Physical gold remains one of the most time-tested tools for preserving purchasing power and navigating economic uncertainty. Palladium introduces exposure to industrial growth and supply-driven market dynamics. Evaluating how each metal aligns with overall financial objectives can help investors determine the right balance within their portfolios.



Frequently Asked Questions About Palladium Coins vs. Gold Coins


What is the main difference between investing in palladium coins and gold coins?

The primary difference lies in their market drivers. Gold is largely influenced by macroeconomic factors such as inflation, currency movements, interest rates, and geopolitical uncertainty. Palladium is driven mainly by industrial demand, particularly from the automotive sector, which can lead to greater price volatility.
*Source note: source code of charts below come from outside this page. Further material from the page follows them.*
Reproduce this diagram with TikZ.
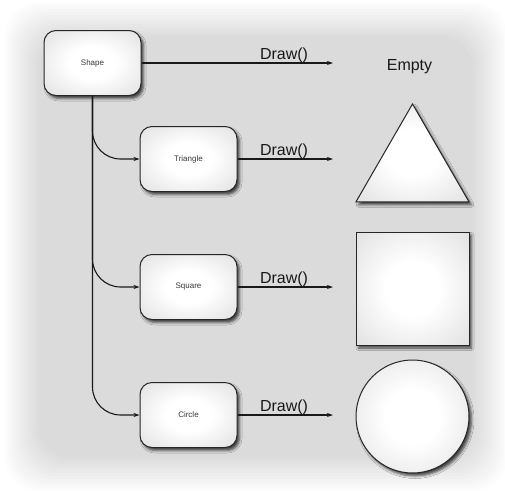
\documentclass[tikz,border=0pt]{standalone}
\usepackage{fontspec}
\setmainfont{Liberation Sans}
\usetikzlibrary{shadows.blur,arrows.meta,shapes.geometric}

% white centre fading to a light grey rim
\pgfdeclareradialshading{softglow}{\pgfpoint{0bp}{0bp}}{%
  color(0bp)=(white); color(12bp)=(white);
  color(34bp)=(black!11); color(50bp)=(black!19)}

\begin{document}
\begin{tikzpicture}[x=1pt,y=-1pt,
  softshadow/.style={blur shadow={shadow xshift=2.5pt, shadow yshift=-3pt,
      shadow blur radius=2.5pt, shadow opacity=70}},
  glossy/.style={draw=black!85, line width=1pt, shading=softglow, softshadow},
  classbox/.style={glossy, rectangle, rounded corners=12pt,
      minimum width=97pt, minimum height=65pt, inner sep=0pt,
      font=\fontsize{8}{9}\selectfont, text=black!78},
  conn/.style={line width=1.1pt, black!90,
      -{Stealth[length=6pt,width=4pt]}},
  branch/.style={conn, rounded corners=28pt},
  calllabel/.style={anchor=base, inner sep=0pt,
      font=\fontsize{16}{18}\selectfont, text=black!90}
]
\useasboundingbox (0,0) rectangle (505,501);

% soft grey panel behind everything
\fill[white] (0,0) rectangle (505,501);
\foreach \i in {0,...,11}
  \fill[black, opacity=0.01, rounded corners=34pt]
    (38-3*\i, 36-3*\i) rectangle (474+3*\i, 458+3*\i);

% class boxes
\node[classbox] (shape)    at (92.5, 63)  {Shape};
\node[classbox] (triangle) at (188.5,159) {Triangle};
\node[classbox] (square)   at (188.5,287) {Square};
\node[classbox] (circle)   at (188.5,415) {Circle};

% inheritance branches from the base class
\draw[branch] (shape.south) |- (triangle.west);
\draw[branch] (shape.south) |- (square.west);
\draw[branch] (shape.south) |- (circle.west);

% Draw() calls
\coordinate (e0) at (333, 63);
\coordinate (e1) at (333,159);
\coordinate (e2) at (333,287);
\coordinate (e3) at (333,415);
\draw[conn] (shape.east)    -- (e0);
\draw[conn] (triangle.east) -- (e1);
\draw[conn] (square.east)   -- (e2);
\draw[conn] (circle.east)   -- (e3);
\node[calllabel] (d0) at (284, 59)  {Draw()};
\node[calllabel] (d1) at (284,155)  {Draw()};
\node[calllabel] (d2) at (284,283)  {Draw()};
\node[calllabel] (d3) at (284,411)  {Draw()};

% results
\node[calllabel] (empty) at (409.5,70) {Empty};
\node[glossy, regular polygon, regular polygon sides=3,
      minimum size=130.5pt, inner sep=0pt] (tri) at (412.5,169.2) {};
\node[glossy, rectangle, minimum size=113pt, inner sep=0pt]
      (sq) at (412.5,288.5) {};
\node[glossy, circle, minimum size=113pt, inner sep=0pt]
      (ci) at (412.5,416.5) {};
\end{tikzpicture}
\end{document}
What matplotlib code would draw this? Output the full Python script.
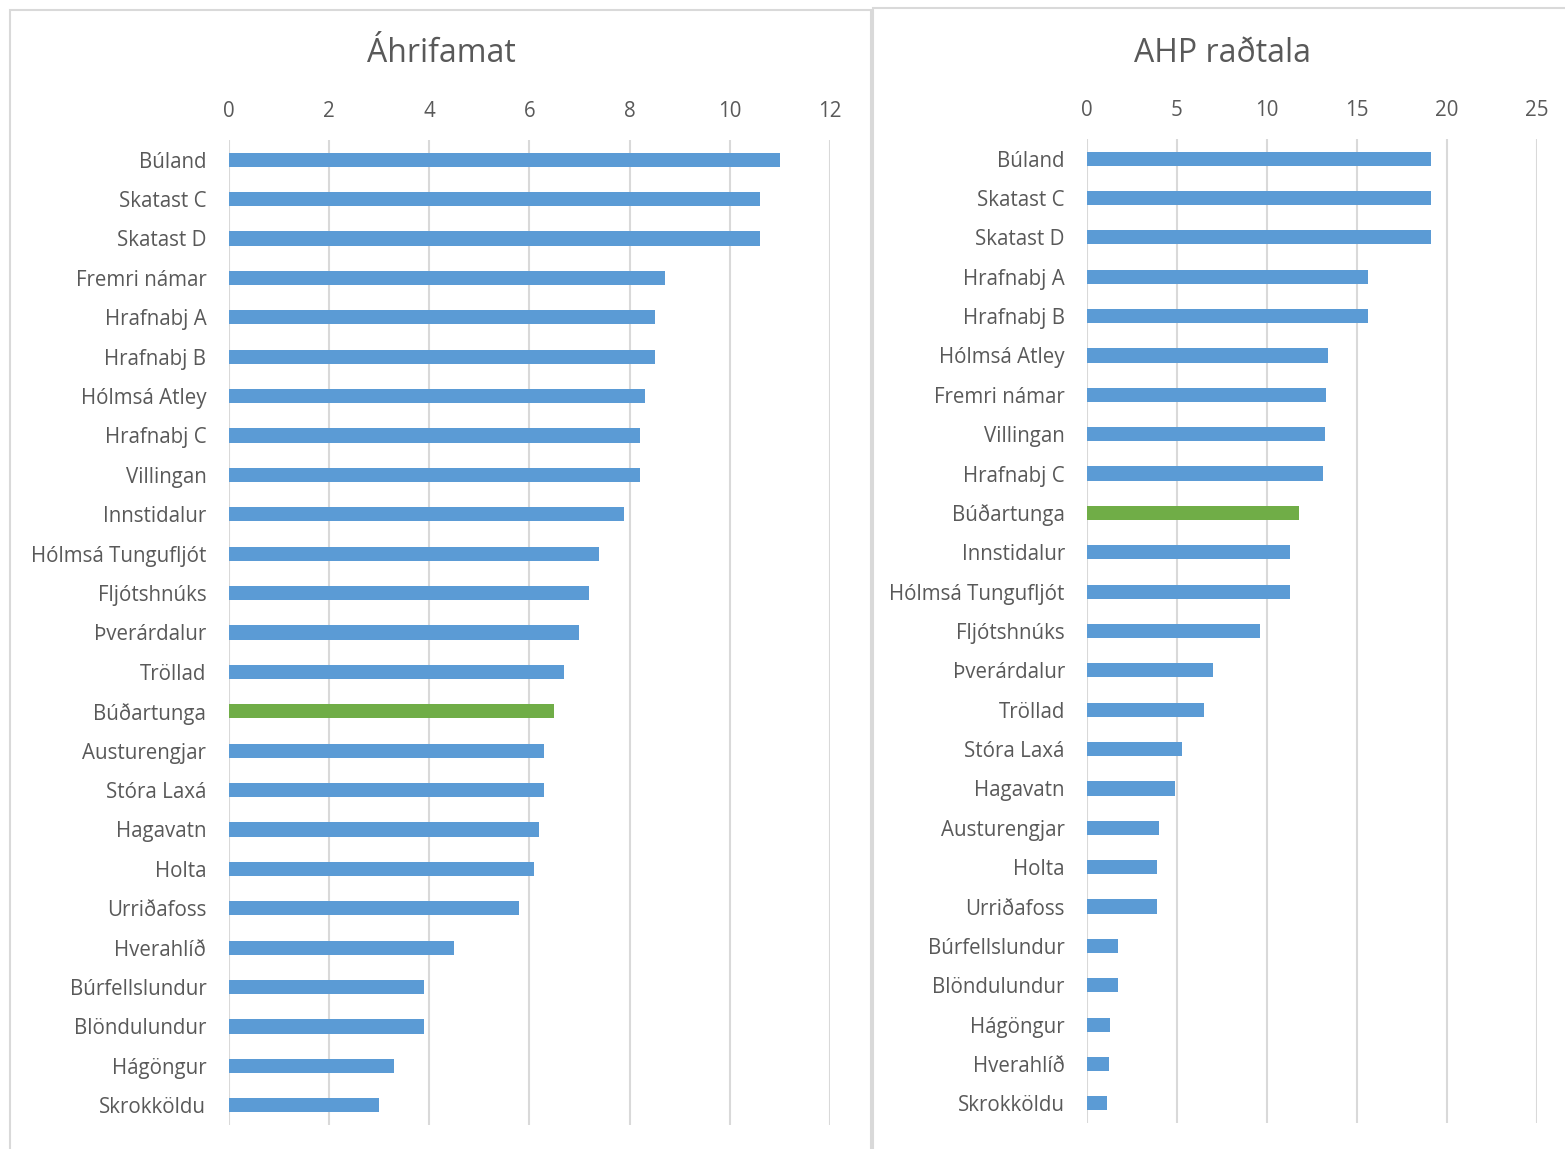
import matplotlib.pyplot as plt
from matplotlib.patches import Rectangle

plt.rcParams['font.family'] = ['Open Sans', 'DejaVu Sans']

# Áhrifamat
stadir_vinstri = ["Búland", "Skatast C", "Skatast D", "Fremri námar", "Hrafnabj A",
                  "Hrafnabj B", "Hólmsá Atley", "Hrafnabj C", "Villingan", "Innstidalur",
                  "Hólmsá Tungufljót", "Fljótshnúks", "Þverárdalur", "Tröllad", "Búðartunga",
                  "Austurengjar", "Stóra Laxá", "Hagavatn", "Holta", "Urriðafoss",
                  "Hverahlíð", "Búrfellslundur", "Blöndulundur", "Hágöngur", "Skrokköldu"]
ahrifamat = [11.0, 10.6, 10.6, 8.7, 8.5, 8.5, 8.3, 8.2, 8.2, 7.9, 7.4, 7.2, 7.0, 6.7, 6.5,
             6.3, 6.3, 6.2, 6.1, 5.8, 4.5, 3.9, 3.9, 3.3, 3.0]

# AHP raðtala
stadir_haegri = ["Búland", "Skatast C", "Skatast D", "Hrafnabj A", "Hrafnabj B",
                 "Hólmsá Atley", "Fremri námar", "Villingan", "Hrafnabj C", "Búðartunga",
                 "Innstidalur", "Hólmsá Tungufljót", "Fljótshnúks", "Þverárdalur", "Tröllad",
                 "Stóra Laxá", "Hagavatn", "Austurengjar", "Holta", "Urriðafoss",
                 "Búrfellslundur", "Blöndulundur", "Hágöngur", "Hverahlíð", "Skrokköldu"]
ahp = [19.1, 19.1, 19.1, 15.6, 15.6, 13.4, 13.3, 13.2, 13.1, 11.8, 11.3, 11.3, 9.6, 7.0, 6.5,
       5.3, 4.9, 4.0, 3.9, 3.9, 1.7, 1.7, 1.3, 1.2, 1.1]

BLAR = "#5B9BD5"
GRAENN = "#70AD47"
GRAR = "#595959"
LINA = "#D9D9D9"
W, H = 1565, 1149

fig = plt.figure(figsize=(W / 100, H / 100), dpi=100)

# rammar utan um hvort graf (neðri brún utan myndar)
fig.patches.append(Rectangle((10 / W, -0.02), 861 / W, 1.02 - 10 / H, transform=fig.transFigure,
                             fill=False, edgecolor=LINA, linewidth=1.5))
fig.patches.append(Rectangle((873 / W, -0.02), 700 / W, 1.02 - 8 / H, transform=fig.transFigure,
                             fill=False, edgecolor=LINA, linewidth=1.5))


def teikna(ax, nofn, gildi, xmax, skref, titill, tx):
    litir = [GRAENN if n == "Búðartunga" else BLAR for n in nofn]
    y = list(range(len(nofn)))
    ax.barh(y, gildi, height=0.36, color=litir, zorder=3)
    ax.set_xlim(0, xmax)
    ax.set_ylim(len(nofn) - 0.5, -0.5)
    ax.set_xticks(range(0, xmax + 1, skref))
    ax.xaxis.tick_top()
    ax.grid(axis='x', color=LINA, linewidth=1.5, zorder=0)
    ax.set_yticks(y)
    ax.set_yticklabels(nofn)
    ax.tick_params(axis='both', length=0, labelsize=14.8, colors=GRAR)
    ax.tick_params(axis='y', pad=16)
    ax.tick_params(axis='x', pad=13)
    for s in ax.spines.values():
        s.set_visible(False)
    fig.text(tx / W, 1 - 54 / H, titill, ha='center', va='center', fontsize=23, color=GRAR)


ax1 = fig.add_axes([228.5 / W, 1 - 1125 / H, (830 - 228.5) / W, (1125 - 140) / H])
teikna(ax1, stadir_vinstri, ahrifamat, 12, 2, "Áhrifamat", 441)

ax2 = fig.add_axes([1087 / W, 1 - 1123 / H, (1537 - 1087) / W, (1123 - 139) / H])
teikna(ax2, stadir_haegri, ahp, 25, 5, "AHP raðtala", 1223)

fig.savefig("out.png", dpi=100)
Is gold generally more stable than palladium?

Historically, gold has shown lower volatility than palladium due to its deep global liquidity, diversified supply, and strong investment demand. Palladium’s more concentrated supply and reliance on industrial consumption can result in sharper price swings.

Why is palladium supply more concentrated?

Palladium production is heavily concentrated in Russia and South Africa and is often mined as a byproduct of other metals. This structure can limit rapid increases in supply, contributing to more pronounced price movements when demand changes.

Do physical gold and palladium coins carry counterparty risk?

No. Physical coins are tangible assets owned directly by the investor. Their value does not depend on the financial condition of a company or institution. Sovereign-minted coins also provide assurance of weight and purity.

Can investors hold both metals in one portfolio?

Yes. Many investors hold both gold and palladium because they offer different characteristics. Gold often serves as a stabilizing asset, while palladium can provide exposure to industrial growth trends. Combining the two can enhance diversification within a precious metals allocation.